• Adaptation finance needs of developing countries projected to exceed US$310 billion annually by 2035
• Global goal to double adaptation funding by 2025 unlikely to be met
• Report urges urgent action as climate impacts intensify
The United Nations Environment Programme (UNEP) has warned that slow progress in climate adaptation is putting millions of lives, livelihoods, and entire economies at risk, particularly in developing countries.
According to the Adaptation Gap Report 2025: Running on Empty, released ahead of COP30 in Belém, Brazil, developing countries will require over US$310 billion annually by 2035 to meet adaptation needs — more than 12 times current international public finance levels.
UN Secretary-General António Guterres described the situation as a “lifeline issue,” stressing that adaptation is essential to protect vulnerable populations.
“Climate impacts are accelerating, yet adaptation finance is not keeping pace,” Guterres said. “Adaptation is not a cost – it is a lifeline. Closing the adaptation gap is how we protect lives, deliver climate justice, and build a safer, more sustainable world.”
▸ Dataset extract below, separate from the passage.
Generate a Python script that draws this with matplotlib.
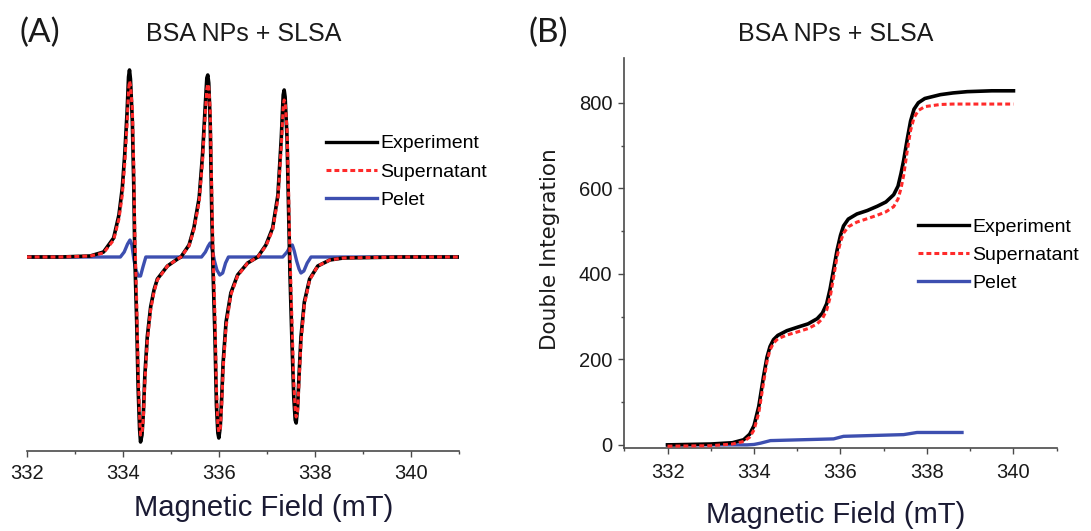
import matplotlib
matplotlib.use("Agg")
import matplotlib.pyplot as plt
from matplotlib.ticker import MultipleLocator

plt.rcParams['font.family'] = ['Liberation Sans', 'DejaVu Sans']

# ---- (A) EPR spectra, first derivative (arb. units) ----
field_a = [332.00, 332.70, 333.32, 333.60, 333.81, 333.92, 333.99, 334.04, 334.09, 334.12,
           334.14, 334.16, 334.20, 334.23, 334.25, 334.29, 334.32, 334.35, 334.37, 334.40,
           334.43, 334.46, 334.51, 334.58, 334.65, 334.72, 334.93, 335.14, 335.21, 335.38,
           335.48, 335.59, 335.66, 335.71, 335.75, 335.77, 335.79, 335.82, 335.85, 335.88,
           335.92, 335.95, 335.98, 336.00, 336.03, 336.06, 336.09, 336.15, 336.25, 336.39,
           336.60, 336.81, 336.98, 337.12, 337.23, 337.30, 337.34, 337.36, 337.38, 337.42,
           337.45, 337.48, 337.52, 337.56, 337.59, 337.61, 337.64, 337.67, 337.71, 337.78,
           337.89, 338.06, 338.31, 338.59, 339.80, 341.00]
experiment_a = [0, 0, 1, 5, 19, 42, 69, 102, 145, 180,
                187, 178, 135, 69, 2, -65, -131, -172, -185, -178,
                -155, -118, -80, -50, -33, -22, -9, -2, 0, 12,
                29, 59, 102, 145, 179, 182, 174, 135, 52, -15,
                -81, -148, -176, -181, -170, -140, -105, -65, -36, -18,
                -6, 0, 12, 29, 62, 119, 162, 167, 160, 119,
                52, -15, -81, -140, -163, -166, -150, -118, -80, -45,
                -22, -9, -3, -1, 0, 0]
supernatant_a = [0, 0, 1, 4, 17, 38, 62, 93, 133, 166,
                 176, 172, 148, 90, 25, -45, -112, -158, -178, -176,
                 -160, -125, -85, -53, -35, -23, -9, -2, 0, 11,
                 27, 55, 95, 136, 168, 173, 170, 148, 72, 5,
                 -60, -130, -168, -175, -172, -148, -112, -70, -38, -19,
                 -6, 0, 11, 27, 58, 110, 150, 157, 155, 128,
                 70, 5, -60, -125, -152, -160, -155, -125, -86, -48,
                 -23, -9, -3, -1, 0, 0]
pelet_field_a = [332.00, 333.95, 334.03, 334.10, 334.15, 334.19, 334.23, 334.27, 334.32, 334.37,
                 334.42, 334.48, 335.64, 335.72, 335.78, 335.82, 335.86, 335.91, 335.96, 336.02,
                 336.08, 336.14, 336.20, 337.33, 337.42, 337.48, 337.53, 337.57, 337.62, 337.67,
                 337.71, 337.77, 337.84, 337.92, 341.00]
pelet_a = [0, 0, 5, 13, 17, 12, -2, -12, -19, -19,
           -10, 0, 0, 5, 11, 14, 8, -4, -13, -18,
           -16, -6, 0, 0, 5, 10, 12, 6, -4, -12,
           -16, -14, -6, 0, 0]

# ---- (B) double integration ----
field_b = [332.00, 333.00, 333.50, 333.76, 333.90, 334.00, 334.11, 334.22, 334.30, 334.37,
           334.45, 334.55, 334.76, 335.00, 335.25, 335.46, 335.58, 335.68, 335.76, 335.84,
           335.92, 336.00, 336.07, 336.18, 336.38, 336.62, 336.85, 337.05, 337.23, 337.33,
           337.40, 337.46, 337.54, 337.62, 337.70, 337.80, 337.95, 338.31, 338.60, 338.93,
           339.50, 340.00]
experiment_b = [0, 2, 5, 12, 25, 45, 90, 160, 205, 230,
                246, 256, 267, 275, 283, 295, 308, 330, 365, 410,
                455, 490, 512, 528, 540, 548, 558, 568, 585, 605,
                635, 665, 713, 757, 785, 800, 810, 819, 823, 826,
                828, 828]
supernatant_b = [-3, -2, 2, 8, 18, 35, 75, 145, 195, 222,
                 238, 248, 257, 264, 272, 283, 295, 315, 345, 392,
                 440, 475, 495, 510, 521, 529, 537, 545, 557, 575,
                 600, 630, 685, 735, 765, 782, 791, 796, 797, 797,
                 797, 797]
pelet_field_b = [332.00, 333.84, 334.00, 334.15, 334.38, 335.84, 336.07, 337.46, 337.77, 338.81]
pelet_b = [0, 0, 1, 4, 10, 14, 20, 24, 29, 29]

BLACK = '#000000'
RED = '#ff2a2a'
BLUE = '#3d4fb0'
AXC = '#4a4a4a'
TXT = '#1a1a1a'
DASH = (0, (1.6, 1.0))

W, H = 1091, 531
fig = plt.figure(figsize=(W / 100, H / 100), dpi=100)


def fbox(x0, x1, ytop, ybot):
    # pixel box -> figure fraction
    return [x0 / W, 1 - ybot / H, (x1 - x0) / W, (ybot - ytop) / H]


def draw_lines(ax, fx, e, s, pfx, p):
    ax.plot(pfx, p, color=BLUE, lw=2.4, zorder=2)
    ax.plot(fx, e, color=BLACK, lw=2.6, zorder=3)
    ax.plot(fx, s, color=RED, lw=2.2, ls=DASH, zorder=4)
    h = [plt.Line2D([], [], color=BLACK, lw=2.4),
         plt.Line2D([], [], color=RED, lw=2.2, ls=DASH),
         plt.Line2D([], [], color=BLUE, lw=2.4)]
    return h


def style_ticks(ax):
    ax.tick_params(axis='both', which='major', direction='out', length=4.5, width=1,
                   color=AXC, labelsize=14.5, labelcolor=TXT)
    ax.tick_params(axis='both', which='minor', direction='out', length=2.5, width=1,
                   color=AXC)


# panel A
axA = fig.add_axes(fbox(26.7, 459, 55, 451))
hA = draw_lines(axA, field_a, experiment_a, supernatant_a, pelet_field_a, pelet_a)
axA.set_xlim(332, 341)
axA.set_ylim(-194, 202)
for s in ['top', 'right', 'left']:
    axA.spines[s].set_visible(False)
axA.spines['bottom'].set_color(AXC)
axA.spines['bottom'].set_linewidth(1.2)
axA.set_yticks([])
axA.xaxis.set_major_locator(MultipleLocator(2))
axA.xaxis.set_minor_locator(MultipleLocator(1))
style_ticks(axA)
axA.tick_params(axis='x', pad=5)
axA.set_xlabel('Magnetic Field (mT)', fontsize=21, color='#1a1a33')
axA.xaxis.label.set_va('center')
axA.xaxis.set_label_coords((264 - 26.7) / (459 - 26.7), (451 - 508.3) / 396)
axA.legend(hA, ['Experiment', 'Supernatant', 'Pelet'], loc='center left',
           bbox_to_anchor=((326 - 26.7) / 432.3, (451 - 172) / 396), frameon=False,
           fontsize=14, handlelength=2.6, handletextpad=0.2, labelspacing=0.55,
           borderpad=0, borderaxespad=0)

# panel B
axB = fig.add_axes(fbox(624.3, 1056.7, 58.3, 448.3))
hB = draw_lines(axB, field_b, experiment_b, supernatant_b, pelet_field_b, pelet_b)
axB.set_xlim(331, 341)
axB.set_ylim(-8, 904)
for s in ['top', 'right']:
    axB.spines[s].set_visible(False)
for s in ['bottom', 'left']:
    axB.spines[s].set_color(AXC)
    axB.spines[s].set_linewidth(1.2)
axB.set_xticks([332, 334, 336, 338, 340])
axB.xaxis.set_minor_locator(MultipleLocator(1))
axB.set_yticks([0, 200, 400, 600, 800])
axB.set_yticks([100, 300, 500, 700], minor=True)
style_ticks(axB)
axB.tick_params(axis='x', pad=6)
axB.tick_params(axis='y', pad=4)
axB.set_xlabel('Magnetic Field (mT)', fontsize=21, color='#1a1a33')
axB.xaxis.label.set_va('center')
axB.xaxis.set_label_coords((836 - 624.3) / 432.4, (448.3 - 515) / 390)
axB.set_ylabel('Double Integration', fontsize=15.5, color=TXT, family=['DejaVu Sans'])
axB.yaxis.label.set_va('center')
axB.yaxis.set_label_coords((550.5 - 624.3) / 432.4, (448.3 - 249) / 390)
axB.legend(hB, ['Experiment', 'Supernatant', 'Pelet'], loc='center left',
           bbox_to_anchor=((918 - 624.3) / 432.4, (448.3 - 255) / 390), frameon=False,
           fontsize=14, handlelength=2.6, handletextpad=0.2, labelspacing=0.55,
           borderpad=0, borderaxespad=0)

# titles and panel letters
fig.text(244 / W, 1 - 34 / H, 'BSA NPs + SLSA', ha='center', va='center', fontsize=18, color=TXT)
fig.text(836 / W, 1 - 34 / H, 'BSA NPs + SLSA', ha='center', va='center', fontsize=18, color=TXT)
fig.text(40 / W, 1 - 33 / H, '(A)', ha='center', va='center', fontsize=24, color=TXT,
         family=['Lato', 'DejaVu Sans'])
fig.text(548 / W, 1 - 33 / H, '(B)', ha='center', va='center', fontsize=24, color=TXT,
         family=['Lato', 'DejaVu Sans'])

fig.savefig('out.png', dpi=100)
UNEP Executive Director Inger Andersen echoed this urgency, noting that every region is already facing the devastating effects of climate change — from wildfires and floods to rising living costs.
“We need a global push to increase adaptation finance from both public and private sources,” Andersen said. “If we do not invest in adaptation now, we will face escalating costs every year.”
A widening finance gap
The report estimates that developing countries’ adaptation needs could reach US$365 billion annually when based on national plans and climate pledges. However, in 2023, only US$26 billion flowed from international public adaptation finance — down from US$28 billion in 2022.
This leaves an annual funding gap of US$284–339 billion, making it increasingly unlikely that the Glasgow Climate Pact’s goal of doubling adaptation finance to about US$40 billion by 2025 will be met.
Progress and Persistent Challenges
UNEP notes that 172 countries now have national adaptation policies or plans, though many are outdated. While over 1,600 adaptation projects have been reported globally — focusing on agriculture, water, biodiversity, and infrastructure — few countries are assessing the real-world outcomes and impacts of these measures.
Despite some positive signs, including an 86% rise in support from major climate funds to US$920 million in 2024, UNEP warns that financial constraints could stall progress in the coming years.
Public and Private Finance Must Scale Up
Under the New Collective Quantified Goal for climate finance agreed at COP29, developed nations are expected to provide at least US$300 billion per year by 2035 for climate action in developing countries. However, this figure covers both mitigation and adaptation, leaving adaptation efforts underfunded.
The report projects that with inflation, adaptation costs could climb to US$440–520 billion per year by 2035.
UNEP emphasizes that the Baku to Belém Roadmap, which seeks to raise US$1.3 trillion by 2035, could help close the funding gap — but only if new investments avoid deepening debt burdens for vulnerable nations.
It calls for more grants, concessional loans, and non-debt instruments, along with policies that encourage private sector participation. Private investment in national adaptation priorities could reach US$50 billion annually — up from the current US$5 billion — if supported by targeted policy reforms and blended finance solutions.